● **WHAT IS EXPECTED**
Omit all images, then return the remaining material exactly as it stands.

● **INFORMATION SUPPLIED**

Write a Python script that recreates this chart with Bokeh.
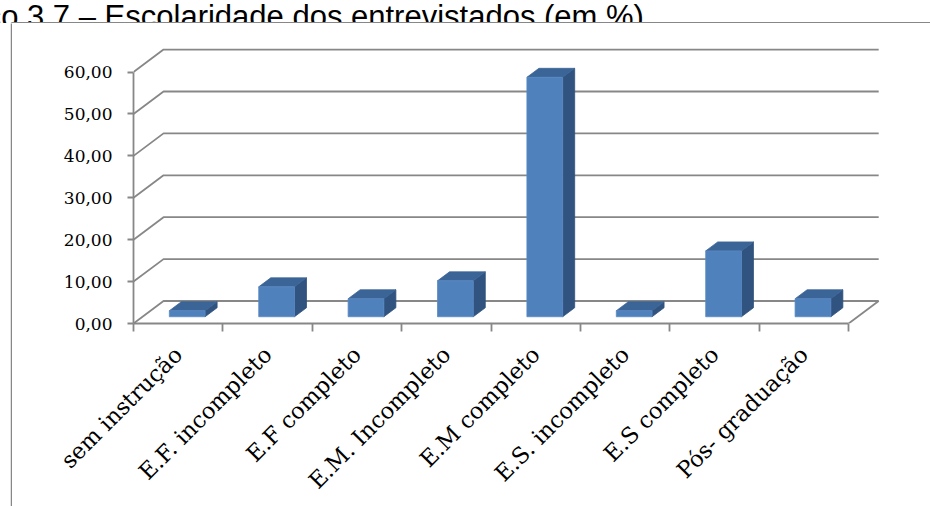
import math

from bokeh.core.properties import value
from bokeh.embed import file_html
from bokeh.layouts import column, row
from bokeh.models import FixedTicker, LinearAxis, Range1d
from bokeh.plotting import figure
from bokeh.resources import INLINE

# --- data -------------------------------------------------------------
categorias = [
    "sem instrução",
    "E.F. incompleto",
    "E.F completo",
    "E.M. Incompleto",
    "E.M completo",
    "E.S. incompleto",
    "E.S completo",
    "Pós- graduação",
]
percentuais = [1.43, 7.14, 4.29, 8.57, 57.14, 1.43, 15.71, 4.29]
marcas_y = [0, 10, 20, 30, 40, 50, 60]
rotulos_y = ["0,00", "10,00", "20,00", "30,00", "40,00", "50,00", "60,00"]
titulo = "Gráfico 3.7 – Escolaridade dos entrevistados (em %)."

# --- 3-D look: oblique projection of the depth axis (data units) ------
DX = 0.336          # depth shift along x, in category widths
DY = 5.37           # depth shift along y, in percentage points
X0, X1 = 0.3, 0.7   # bar span inside its category (gap width 150 %)
Z0, Z1 = 0.3, 0.7   # bar span along the depth axis

GRAY = "#878787"
FRONT = "#4f81bd"
TOP = "#3b6597"
SIDE = "#30537f"
SERIF = "DejaVu Serif"

W, H = 930, 506
TOP_H = 23      # strip holding the caption and the top edge of the box
LEFT_W = 12     # strip holding the left edge of the box


def strip(width, height):
    f = figure(
        width=width, height=height,
        output_backend="svg", toolbar_location=None,
        x_range=Range1d(0, width), y_range=Range1d(height, 0),
        x_axis_type=None, y_axis_type=None, min_border=0,
        frame_align=False,
    )
    f.outline_line_color = None
    f.background_fill_color = "white"
    f.border_fill_color = "white"
    return f


# caption (its upper part runs off the page) and top edge of the box
cab = strip(W, TOP_H)
cab.text(
    x=[652], y=[15.5], text=[titulo],
    text_align="right", text_baseline="alphabetic",
    text_font=value("Liberation Sans"), text_font_size="31px", text_color="black",
)
cab.multi_line(
    [[11, W + 5], [11, 11]], [[22.25, 22.25], [22.25, TOP_H + 1]],
    line_color=GRAY, line_width=1.5,
)

# left edge of the box
esq = strip(LEFT_W, H - TOP_H)
esq.line([11, 11], [-1, H], line_color=GRAY, line_width=1.5)

# --- main chart -------------------------------------------------------
n = len(categorias)
p = figure(
    width=W - LEFT_W, height=H - TOP_H,
    output_backend="svg", toolbar_location=None,
    x_range=Range1d(0, 8.58), y_range=Range1d(0, 67.54),
    x_axis_type=None, y_axis_type=None,
    min_border_left=133 - LEFT_W, min_border_right=30,
    min_border_top=40 - TOP_H, min_border_bottom=183,
    frame_align=False,
)
p.outline_line_color = None
p.background_fill_color = "white"
p.border_fill_color = "white"

# walls: side-wall diagonals and back-wall gridlines
gx, gy = [], []
for t in marcas_y:
    gx.append([0, DX, n + DX])
    gy.append([t, t + DY, t + DY])
# right edge of the floor
gx.append([n, n + DX])
gy.append([0, DY])
p.multi_line(gx, gy, line_color=GRAY, line_width=1.8)

# bars: side face, top face, front face
sx, sy, tx, ty, fx, fy = [], [], [], [], [], []
for i, v in enumerate(percentuais):
    a = i + X0
    b = i + X1
    fx.append([a + Z0 * DX, b + Z0 * DX, b + Z0 * DX, a + Z0 * DX])
    fy.append([Z0 * DY, Z0 * DY, v + Z0 * DY, v + Z0 * DY])
    tx.append([a + Z0 * DX, b + Z0 * DX, b + Z1 * DX, a + Z1 * DX])
    ty.append([v + Z0 * DY, v + Z0 * DY, v + Z1 * DY, v + Z1 * DY])
    sx.append([b + Z0 * DX, b + Z1 * DX, b + Z1 * DX, b + Z0 * DX])
    sy.append([Z0 * DY, Z1 * DY, v + Z1 * DY, v + Z0 * DY])

p.patches(sx, sy, fill_color=SIDE, line_color=SIDE, line_width=0.8)
p.patches(tx, ty, fill_color=TOP, line_color=TOP, line_width=0.8)
p.patches(fx, fy, fill_color=FRONT, line_color="#5a8ac4", line_width=0.8)

# value axis
yaxis = LinearAxis(bounds=(0, 60), ticker=FixedTicker(ticks=marcas_y, minor_ticks=[]))
yaxis.major_label_overrides = dict(zip(marcas_y, rotulos_y))
yaxis.axis_line_color = GRAY
yaxis.axis_line_width = 1.8
yaxis.major_tick_line_color = GRAY
yaxis.major_tick_line_width = 1.8
yaxis.major_tick_in = 0
yaxis.major_tick_out = 6
yaxis.minor_tick_line_color = None
yaxis.major_label_standoff = 15
yaxis.major_label_text_font = SERIF
yaxis.major_label_text_font_size = "17px"
yaxis.major_label_text_color = "black"
p.add_layout(yaxis, "left")

# category axis: ticks on category boundaries, labels on centres
centros = [i + 0.5 for i in range(n)]
xaxis = LinearAxis(
    bounds=(0, n),
    ticker=FixedTicker(ticks=centros, minor_ticks=list(range(n + 1))),
)
xaxis.major_label_overrides = dict(zip(centros, categorias))
xaxis.axis_line_color = GRAY
xaxis.axis_line_width = 1.8
xaxis.major_tick_line_color = None
xaxis.major_tick_in = 0
xaxis.major_tick_out = 0
xaxis.minor_tick_line_color = GRAY
xaxis.minor_tick_line_width = 1.8
xaxis.minor_tick_in = 0
xaxis.minor_tick_out = 8
xaxis.major_label_orientation = math.pi / 4
xaxis.major_label_standoff = 19
xaxis.major_label_text_font = SERIF
xaxis.major_label_text_font_size = "22.5px"
xaxis.major_label_text_color = "black"
p.add_layout(xaxis, "below")

pagina = column(cab, row(esq, p, spacing=0), spacing=0)
open("out.html", "w").write(file_html(pagina, INLINE))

● **SOLUTION FOR THIS EXERCISE**
Write a Python script that recreates this chart with Bokeh.
import math

from bokeh.core.properties import value
from bokeh.embed import file_html
from bokeh.layouts import column, row
from bokeh.models import FixedTicker, LinearAxis, Range1d
from bokeh.plotting import figure
from bokeh.resources import INLINE

# --- data -------------------------------------------------------------
categorias = [
    "sem instrução",
    "E.F. incompleto",
    "E.F completo",
    "E.M. Incompleto",
    "E.M completo",
    "E.S. incompleto",
    "E.S completo",
    "Pós- graduação",
]
percentuais = [1.43, 7.14, 4.29, 8.57, 57.14, 1.43, 15.71, 4.29]
marcas_y = [0, 10, 20, 30, 40, 50, 60]
rotulos_y = ["0,00", "10,00", "20,00", "30,00", "40,00", "50,00", "60,00"]
titulo = "Gráfico 3.7 – Escolaridade dos entrevistados (em %)."

# --- 3-D look: oblique projection of the depth axis (data units) ------
DX = 0.336          # depth shift along x, in category widths
DY = 5.37           # depth shift along y, in percentage points
X0, X1 = 0.3, 0.7   # bar span inside its category (gap width 150 %)
Z0, Z1 = 0.3, 0.7   # bar span along the depth axis

GRAY = "#878787"
FRONT = "#4f81bd"
TOP = "#3b6597"
SIDE = "#30537f"
SERIF = "DejaVu Serif"

W, H = 930, 506
TOP_H = 23      # strip holding the caption and the top edge of the box
LEFT_W = 12     # strip holding the left edge of the box


def strip(width, height):
    f = figure(
        width=width, height=height,
        output_backend="svg", toolbar_location=None,
        x_range=Range1d(0, width), y_range=Range1d(height, 0),
        x_axis_type=None, y_axis_type=None, min_border=0,
        frame_align=False,
    )
    f.outline_line_color = None
    f.background_fill_color = "white"
    f.border_fill_color = "white"
    return f


# caption (its upper part runs off the page) and top edge of the box
cab = strip(W, TOP_H)
cab.text(
    x=[652], y=[15.5], text=[titulo],
    text_align="right", text_baseline="alphabetic",
    text_font=value("Liberation Sans"), text_font_size="31px", text_color="black",
)
cab.multi_line(
    [[11, W + 5], [11, 11]], [[22.25, 22.25], [22.25, TOP_H + 1]],
    line_color=GRAY, line_width=1.5,
)

# left edge of the box
esq = strip(LEFT_W, H - TOP_H)
esq.line([11, 11], [-1, H], line_color=GRAY, line_width=1.5)

# --- main chart -------------------------------------------------------
n = len(categorias)
p = figure(
    width=W - LEFT_W, height=H - TOP_H,
    output_backend="svg", toolbar_location=None,
    x_range=Range1d(0, 8.58), y_range=Range1d(0, 67.54),
    x_axis_type=None, y_axis_type=None,
    min_border_left=133 - LEFT_W, min_border_right=30,
    min_border_top=40 - TOP_H, min_border_bottom=183,
    frame_align=False,
)
p.outline_line_color = None
p.background_fill_color = "white"
p.border_fill_color = "white"

# walls: side-wall diagonals and back-wall gridlines
gx, gy = [], []
for t in marcas_y:
    gx.append([0, DX, n + DX])
    gy.append([t, t + DY, t + DY])
# right edge of the floor
gx.append([n, n + DX])
gy.append([0, DY])
p.multi_line(gx, gy, line_color=GRAY, line_width=1.8)

# bars: side face, top face, front face
sx, sy, tx, ty, fx, fy = [], [], [], [], [], []
for i, v in enumerate(percentuais):
    a = i + X0
    b = i + X1
    fx.append([a + Z0 * DX, b + Z0 * DX, b + Z0 * DX, a + Z0 * DX])
    fy.append([Z0 * DY, Z0 * DY, v + Z0 * DY, v + Z0 * DY])
    tx.append([a + Z0 * DX, b + Z0 * DX, b + Z1 * DX, a + Z1 * DX])
    ty.append([v + Z0 * DY, v + Z0 * DY, v + Z1 * DY, v + Z1 * DY])
    sx.append([b + Z0 * DX, b + Z1 * DX, b + Z1 * DX, b + Z0 * DX])
    sy.append([Z0 * DY, Z1 * DY, v + Z1 * DY, v + Z0 * DY])

p.patches(sx, sy, fill_color=SIDE, line_color=SIDE, line_width=0.8)
p.patches(tx, ty, fill_color=TOP, line_color=TOP, line_width=0.8)
p.patches(fx, fy, fill_color=FRONT, line_color="#5a8ac4", line_width=0.8)

# value axis
yaxis = LinearAxis(bounds=(0, 60), ticker=FixedTicker(ticks=marcas_y, minor_ticks=[]))
yaxis.major_label_overrides = dict(zip(marcas_y, rotulos_y))
yaxis.axis_line_color = GRAY
yaxis.axis_line_width = 1.8
yaxis.major_tick_line_color = GRAY
yaxis.major_tick_line_width = 1.8
yaxis.major_tick_in = 0
yaxis.major_tick_out = 6
yaxis.minor_tick_line_color = None
yaxis.major_label_standoff = 15
yaxis.major_label_text_font = SERIF
yaxis.major_label_text_font_size = "17px"
yaxis.major_label_text_color = "black"
p.add_layout(yaxis, "left")

# category axis: ticks on category boundaries, labels on centres
centros = [i + 0.5 for i in range(n)]
xaxis = LinearAxis(
    bounds=(0, n),
    ticker=FixedTicker(ticks=centros, minor_ticks=list(range(n + 1))),
)
xaxis.major_label_overrides = dict(zip(centros, categorias))
xaxis.axis_line_color = GRAY
xaxis.axis_line_width = 1.8
xaxis.major_tick_line_color = None
xaxis.major_tick_in = 0
xaxis.major_tick_out = 0
xaxis.minor_tick_line_color = GRAY
xaxis.minor_tick_line_width = 1.8
xaxis.minor_tick_in = 0
xaxis.minor_tick_out = 8
xaxis.major_label_orientation = math.pi / 4
xaxis.major_label_standoff = 19
xaxis.major_label_text_font = SERIF
xaxis.major_label_text_font_size = "22.5px"
xaxis.major_label_text_color = "black"
p.add_layout(xaxis, "below")

pagina = column(cab, row(esq, p, spacing=0), spacing=0)
open("out.html", "w").write(file_html(pagina, INLINE))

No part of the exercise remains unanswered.